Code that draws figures
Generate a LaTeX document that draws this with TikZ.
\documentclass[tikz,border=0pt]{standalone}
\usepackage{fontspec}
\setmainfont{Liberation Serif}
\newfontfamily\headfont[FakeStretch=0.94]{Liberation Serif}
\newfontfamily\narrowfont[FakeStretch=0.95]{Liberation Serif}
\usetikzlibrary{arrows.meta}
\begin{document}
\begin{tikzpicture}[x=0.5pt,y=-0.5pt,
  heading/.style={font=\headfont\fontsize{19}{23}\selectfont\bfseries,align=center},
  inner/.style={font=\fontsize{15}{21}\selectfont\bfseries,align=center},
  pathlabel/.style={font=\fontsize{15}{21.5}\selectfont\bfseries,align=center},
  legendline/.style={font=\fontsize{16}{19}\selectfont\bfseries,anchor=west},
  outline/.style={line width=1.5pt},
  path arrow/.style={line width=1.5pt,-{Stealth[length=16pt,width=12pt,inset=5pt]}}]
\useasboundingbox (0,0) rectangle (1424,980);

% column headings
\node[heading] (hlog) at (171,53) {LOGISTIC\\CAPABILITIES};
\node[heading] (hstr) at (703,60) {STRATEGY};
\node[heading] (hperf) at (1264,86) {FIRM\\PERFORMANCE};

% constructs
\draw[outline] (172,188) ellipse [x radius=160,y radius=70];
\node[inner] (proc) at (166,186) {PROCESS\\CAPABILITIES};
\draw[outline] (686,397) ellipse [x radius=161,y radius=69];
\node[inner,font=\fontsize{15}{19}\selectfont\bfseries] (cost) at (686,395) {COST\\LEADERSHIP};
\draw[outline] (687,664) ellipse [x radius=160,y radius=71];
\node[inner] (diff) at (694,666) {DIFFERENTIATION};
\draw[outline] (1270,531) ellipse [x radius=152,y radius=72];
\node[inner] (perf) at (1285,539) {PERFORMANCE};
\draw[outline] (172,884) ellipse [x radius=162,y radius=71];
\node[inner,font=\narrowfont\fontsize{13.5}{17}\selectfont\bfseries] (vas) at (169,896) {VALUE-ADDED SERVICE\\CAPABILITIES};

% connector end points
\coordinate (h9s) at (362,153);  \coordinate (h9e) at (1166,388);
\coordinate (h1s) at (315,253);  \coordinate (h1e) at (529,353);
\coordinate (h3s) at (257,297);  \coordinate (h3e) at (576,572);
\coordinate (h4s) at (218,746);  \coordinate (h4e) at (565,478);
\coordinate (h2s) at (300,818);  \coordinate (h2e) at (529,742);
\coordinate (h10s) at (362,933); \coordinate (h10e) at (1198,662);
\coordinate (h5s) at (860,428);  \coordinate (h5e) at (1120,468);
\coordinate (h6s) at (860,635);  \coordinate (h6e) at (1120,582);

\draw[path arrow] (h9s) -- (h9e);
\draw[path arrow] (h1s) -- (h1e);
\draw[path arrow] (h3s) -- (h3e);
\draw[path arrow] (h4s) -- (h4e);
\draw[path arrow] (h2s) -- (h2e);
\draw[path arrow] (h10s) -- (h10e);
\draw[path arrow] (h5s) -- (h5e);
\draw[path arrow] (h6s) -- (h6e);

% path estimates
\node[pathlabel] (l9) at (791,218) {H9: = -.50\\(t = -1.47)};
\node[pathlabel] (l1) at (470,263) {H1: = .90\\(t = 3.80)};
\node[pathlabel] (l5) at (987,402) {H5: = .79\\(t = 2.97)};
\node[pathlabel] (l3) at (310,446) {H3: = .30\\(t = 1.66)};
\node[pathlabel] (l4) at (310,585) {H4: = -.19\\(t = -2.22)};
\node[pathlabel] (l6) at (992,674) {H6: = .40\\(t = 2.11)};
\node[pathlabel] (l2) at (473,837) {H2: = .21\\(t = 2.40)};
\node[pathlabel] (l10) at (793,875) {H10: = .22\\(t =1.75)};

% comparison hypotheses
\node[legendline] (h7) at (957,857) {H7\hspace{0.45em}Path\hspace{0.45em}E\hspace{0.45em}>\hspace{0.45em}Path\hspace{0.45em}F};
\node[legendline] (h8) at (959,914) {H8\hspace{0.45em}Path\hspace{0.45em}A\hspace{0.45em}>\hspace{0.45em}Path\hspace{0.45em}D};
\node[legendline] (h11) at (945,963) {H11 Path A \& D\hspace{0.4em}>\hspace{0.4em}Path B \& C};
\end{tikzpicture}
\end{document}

==

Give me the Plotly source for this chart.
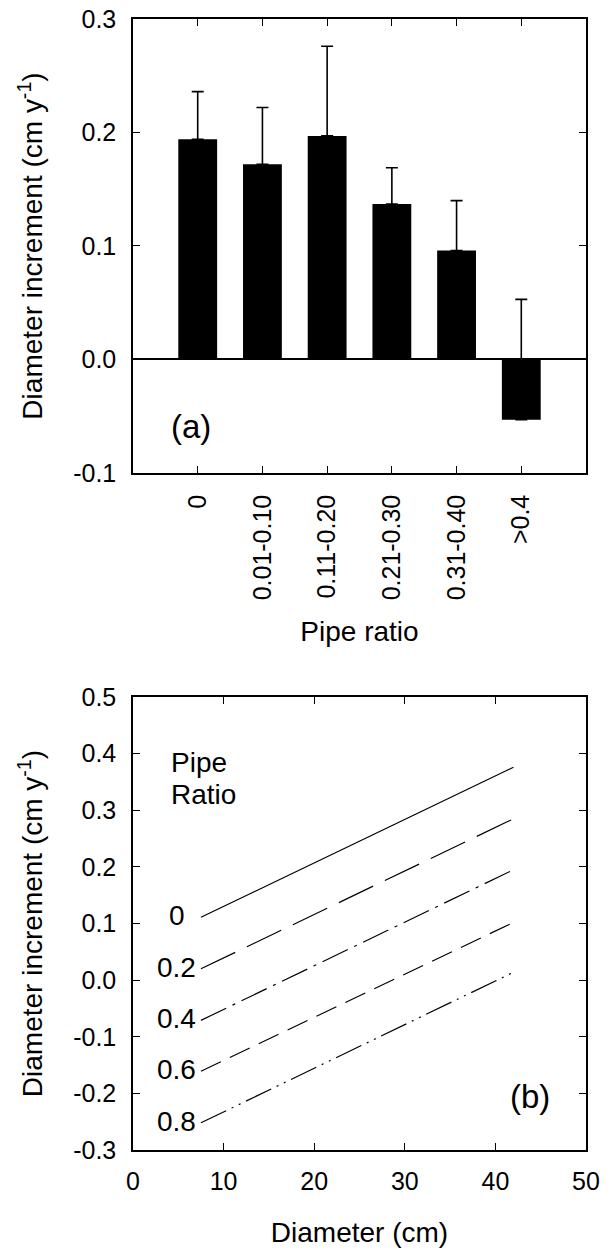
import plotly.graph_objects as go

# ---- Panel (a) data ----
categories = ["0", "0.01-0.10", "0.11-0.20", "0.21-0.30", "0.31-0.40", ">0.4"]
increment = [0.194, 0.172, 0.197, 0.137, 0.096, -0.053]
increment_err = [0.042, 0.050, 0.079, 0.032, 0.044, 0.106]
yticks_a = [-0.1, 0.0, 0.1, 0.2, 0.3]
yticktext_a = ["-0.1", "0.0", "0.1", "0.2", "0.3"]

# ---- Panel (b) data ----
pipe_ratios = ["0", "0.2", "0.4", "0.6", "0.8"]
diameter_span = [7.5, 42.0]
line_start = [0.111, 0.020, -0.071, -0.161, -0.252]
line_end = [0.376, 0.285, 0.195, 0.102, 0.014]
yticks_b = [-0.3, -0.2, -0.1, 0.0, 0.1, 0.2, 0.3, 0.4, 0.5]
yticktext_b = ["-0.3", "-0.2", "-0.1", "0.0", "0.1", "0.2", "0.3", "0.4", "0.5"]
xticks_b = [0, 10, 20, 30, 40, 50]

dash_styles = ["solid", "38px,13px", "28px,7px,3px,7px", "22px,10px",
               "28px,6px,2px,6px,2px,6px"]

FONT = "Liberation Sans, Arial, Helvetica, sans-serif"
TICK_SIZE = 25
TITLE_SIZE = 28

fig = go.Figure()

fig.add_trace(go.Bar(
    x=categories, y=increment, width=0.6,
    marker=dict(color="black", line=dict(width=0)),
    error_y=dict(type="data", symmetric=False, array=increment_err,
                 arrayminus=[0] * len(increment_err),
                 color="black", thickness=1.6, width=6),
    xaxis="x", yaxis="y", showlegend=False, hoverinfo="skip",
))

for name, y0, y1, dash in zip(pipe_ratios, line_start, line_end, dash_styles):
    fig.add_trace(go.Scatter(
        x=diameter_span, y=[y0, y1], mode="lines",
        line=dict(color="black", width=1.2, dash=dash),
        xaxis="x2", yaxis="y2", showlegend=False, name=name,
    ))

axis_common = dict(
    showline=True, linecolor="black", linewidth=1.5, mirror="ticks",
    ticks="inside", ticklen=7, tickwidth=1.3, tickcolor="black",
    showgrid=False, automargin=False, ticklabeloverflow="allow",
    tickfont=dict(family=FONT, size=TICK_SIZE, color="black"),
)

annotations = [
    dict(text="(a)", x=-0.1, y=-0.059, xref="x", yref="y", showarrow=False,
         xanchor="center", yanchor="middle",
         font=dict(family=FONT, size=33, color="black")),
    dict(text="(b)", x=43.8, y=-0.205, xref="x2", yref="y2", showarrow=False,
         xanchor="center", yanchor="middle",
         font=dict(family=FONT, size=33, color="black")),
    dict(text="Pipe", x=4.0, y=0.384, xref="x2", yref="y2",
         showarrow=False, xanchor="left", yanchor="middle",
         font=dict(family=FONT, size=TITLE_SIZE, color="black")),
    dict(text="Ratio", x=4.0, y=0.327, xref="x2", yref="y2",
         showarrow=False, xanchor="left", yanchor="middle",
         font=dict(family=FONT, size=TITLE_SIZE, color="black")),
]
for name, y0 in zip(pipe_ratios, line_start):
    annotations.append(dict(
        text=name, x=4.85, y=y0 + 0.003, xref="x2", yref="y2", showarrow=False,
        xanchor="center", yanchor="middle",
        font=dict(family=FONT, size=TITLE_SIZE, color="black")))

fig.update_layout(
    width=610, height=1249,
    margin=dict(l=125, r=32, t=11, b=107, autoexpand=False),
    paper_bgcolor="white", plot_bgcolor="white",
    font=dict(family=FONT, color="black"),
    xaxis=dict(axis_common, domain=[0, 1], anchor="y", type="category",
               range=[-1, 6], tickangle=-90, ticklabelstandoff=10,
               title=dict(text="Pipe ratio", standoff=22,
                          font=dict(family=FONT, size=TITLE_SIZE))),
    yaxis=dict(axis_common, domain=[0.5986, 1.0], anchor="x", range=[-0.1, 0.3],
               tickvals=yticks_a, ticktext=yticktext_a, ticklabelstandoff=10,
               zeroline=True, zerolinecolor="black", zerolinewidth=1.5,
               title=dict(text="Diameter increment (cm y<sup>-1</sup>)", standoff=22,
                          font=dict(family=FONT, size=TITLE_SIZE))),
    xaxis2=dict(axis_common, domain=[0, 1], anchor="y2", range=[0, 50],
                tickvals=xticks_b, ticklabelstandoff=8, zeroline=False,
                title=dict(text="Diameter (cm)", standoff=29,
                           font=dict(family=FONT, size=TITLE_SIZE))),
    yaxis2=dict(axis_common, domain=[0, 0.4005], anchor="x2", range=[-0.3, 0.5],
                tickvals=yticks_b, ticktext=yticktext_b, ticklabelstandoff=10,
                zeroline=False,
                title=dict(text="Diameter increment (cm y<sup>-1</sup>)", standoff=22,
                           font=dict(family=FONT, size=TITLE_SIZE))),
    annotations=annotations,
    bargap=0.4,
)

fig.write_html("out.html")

* * *

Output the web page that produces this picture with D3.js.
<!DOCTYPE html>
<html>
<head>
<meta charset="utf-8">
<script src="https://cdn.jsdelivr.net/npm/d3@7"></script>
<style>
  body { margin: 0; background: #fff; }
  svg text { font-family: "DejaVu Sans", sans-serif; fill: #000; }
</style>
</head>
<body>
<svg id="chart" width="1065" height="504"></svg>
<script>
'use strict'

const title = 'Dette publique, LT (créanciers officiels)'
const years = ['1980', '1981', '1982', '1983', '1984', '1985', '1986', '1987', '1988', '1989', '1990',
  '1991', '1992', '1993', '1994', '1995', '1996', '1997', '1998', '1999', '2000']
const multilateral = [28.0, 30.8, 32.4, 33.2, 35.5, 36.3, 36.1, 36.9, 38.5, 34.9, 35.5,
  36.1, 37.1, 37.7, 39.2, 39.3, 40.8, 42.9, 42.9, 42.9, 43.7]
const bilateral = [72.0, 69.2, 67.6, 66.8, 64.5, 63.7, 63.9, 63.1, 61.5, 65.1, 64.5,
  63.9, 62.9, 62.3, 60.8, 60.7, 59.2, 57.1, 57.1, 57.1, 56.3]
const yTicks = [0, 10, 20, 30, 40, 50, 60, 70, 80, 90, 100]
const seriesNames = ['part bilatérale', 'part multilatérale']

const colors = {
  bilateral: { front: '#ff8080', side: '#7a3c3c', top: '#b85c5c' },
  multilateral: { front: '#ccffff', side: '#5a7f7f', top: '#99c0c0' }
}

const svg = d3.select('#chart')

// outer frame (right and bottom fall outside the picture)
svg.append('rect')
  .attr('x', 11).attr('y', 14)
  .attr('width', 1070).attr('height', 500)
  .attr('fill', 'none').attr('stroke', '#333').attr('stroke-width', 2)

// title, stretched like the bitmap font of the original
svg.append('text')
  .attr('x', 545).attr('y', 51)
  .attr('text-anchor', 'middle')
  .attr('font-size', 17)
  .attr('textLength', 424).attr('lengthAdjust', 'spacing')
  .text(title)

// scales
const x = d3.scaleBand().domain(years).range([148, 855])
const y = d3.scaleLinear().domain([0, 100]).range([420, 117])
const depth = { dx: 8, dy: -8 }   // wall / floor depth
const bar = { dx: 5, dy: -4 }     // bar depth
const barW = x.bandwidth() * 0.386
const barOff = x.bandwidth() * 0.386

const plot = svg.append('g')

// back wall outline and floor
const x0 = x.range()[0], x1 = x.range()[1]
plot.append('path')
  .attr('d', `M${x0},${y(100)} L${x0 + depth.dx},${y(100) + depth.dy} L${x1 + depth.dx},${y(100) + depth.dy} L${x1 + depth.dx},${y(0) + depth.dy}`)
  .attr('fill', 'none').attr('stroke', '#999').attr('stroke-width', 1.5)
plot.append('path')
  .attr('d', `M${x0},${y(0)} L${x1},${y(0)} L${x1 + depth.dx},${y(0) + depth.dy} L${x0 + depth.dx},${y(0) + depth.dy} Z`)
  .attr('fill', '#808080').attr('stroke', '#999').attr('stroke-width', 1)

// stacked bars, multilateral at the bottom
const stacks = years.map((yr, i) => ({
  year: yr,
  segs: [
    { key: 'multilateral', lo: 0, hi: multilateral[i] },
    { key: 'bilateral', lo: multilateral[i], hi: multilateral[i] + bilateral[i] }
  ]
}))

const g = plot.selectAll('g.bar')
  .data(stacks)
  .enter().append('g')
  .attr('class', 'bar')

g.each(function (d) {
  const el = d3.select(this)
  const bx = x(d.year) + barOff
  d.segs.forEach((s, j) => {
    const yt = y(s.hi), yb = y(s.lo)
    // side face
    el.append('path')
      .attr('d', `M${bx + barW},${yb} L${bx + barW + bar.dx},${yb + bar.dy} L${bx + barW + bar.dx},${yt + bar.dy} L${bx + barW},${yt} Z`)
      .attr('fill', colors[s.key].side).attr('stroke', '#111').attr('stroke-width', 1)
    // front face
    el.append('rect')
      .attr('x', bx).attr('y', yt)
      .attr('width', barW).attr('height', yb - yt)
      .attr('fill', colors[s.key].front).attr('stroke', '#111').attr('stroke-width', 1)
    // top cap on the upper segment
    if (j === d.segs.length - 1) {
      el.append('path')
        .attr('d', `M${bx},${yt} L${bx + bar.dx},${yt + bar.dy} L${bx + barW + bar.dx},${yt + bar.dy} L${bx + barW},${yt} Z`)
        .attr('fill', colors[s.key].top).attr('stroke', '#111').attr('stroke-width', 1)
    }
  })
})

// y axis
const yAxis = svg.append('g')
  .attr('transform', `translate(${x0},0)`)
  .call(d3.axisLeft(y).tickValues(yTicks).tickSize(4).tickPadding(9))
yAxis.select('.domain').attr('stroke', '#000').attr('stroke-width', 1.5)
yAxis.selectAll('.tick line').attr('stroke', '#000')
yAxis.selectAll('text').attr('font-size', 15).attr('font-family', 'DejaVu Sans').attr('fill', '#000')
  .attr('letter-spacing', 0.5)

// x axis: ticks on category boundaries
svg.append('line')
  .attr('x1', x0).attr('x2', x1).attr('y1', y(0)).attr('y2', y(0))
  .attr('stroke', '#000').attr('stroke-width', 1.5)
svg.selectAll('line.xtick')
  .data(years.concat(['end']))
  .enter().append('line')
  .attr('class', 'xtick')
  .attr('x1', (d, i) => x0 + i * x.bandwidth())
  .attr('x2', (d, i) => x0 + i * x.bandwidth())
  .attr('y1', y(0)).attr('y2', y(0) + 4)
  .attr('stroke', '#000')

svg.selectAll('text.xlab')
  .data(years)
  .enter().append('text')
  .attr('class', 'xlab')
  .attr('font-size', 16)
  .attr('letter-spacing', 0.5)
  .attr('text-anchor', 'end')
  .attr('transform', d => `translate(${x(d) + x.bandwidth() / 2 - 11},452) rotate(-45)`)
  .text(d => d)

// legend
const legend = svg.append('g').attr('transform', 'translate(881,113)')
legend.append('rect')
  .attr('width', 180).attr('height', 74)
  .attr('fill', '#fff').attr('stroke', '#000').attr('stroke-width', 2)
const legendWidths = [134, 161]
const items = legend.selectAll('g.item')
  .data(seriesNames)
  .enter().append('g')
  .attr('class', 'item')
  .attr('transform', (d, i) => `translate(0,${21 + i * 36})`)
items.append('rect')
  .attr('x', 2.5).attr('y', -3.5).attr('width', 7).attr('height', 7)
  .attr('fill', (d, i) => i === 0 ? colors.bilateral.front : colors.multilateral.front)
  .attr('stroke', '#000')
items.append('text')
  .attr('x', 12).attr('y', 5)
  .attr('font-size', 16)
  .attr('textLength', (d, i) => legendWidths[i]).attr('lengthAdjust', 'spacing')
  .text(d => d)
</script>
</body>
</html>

#### Task details
Pull out each line holding the string "chart".

#### Result of this exercise
Give me the Plotly source for this chart.
<svg id="chart" width="1065" height="504"></svg>
const svg = d3.select('#chart')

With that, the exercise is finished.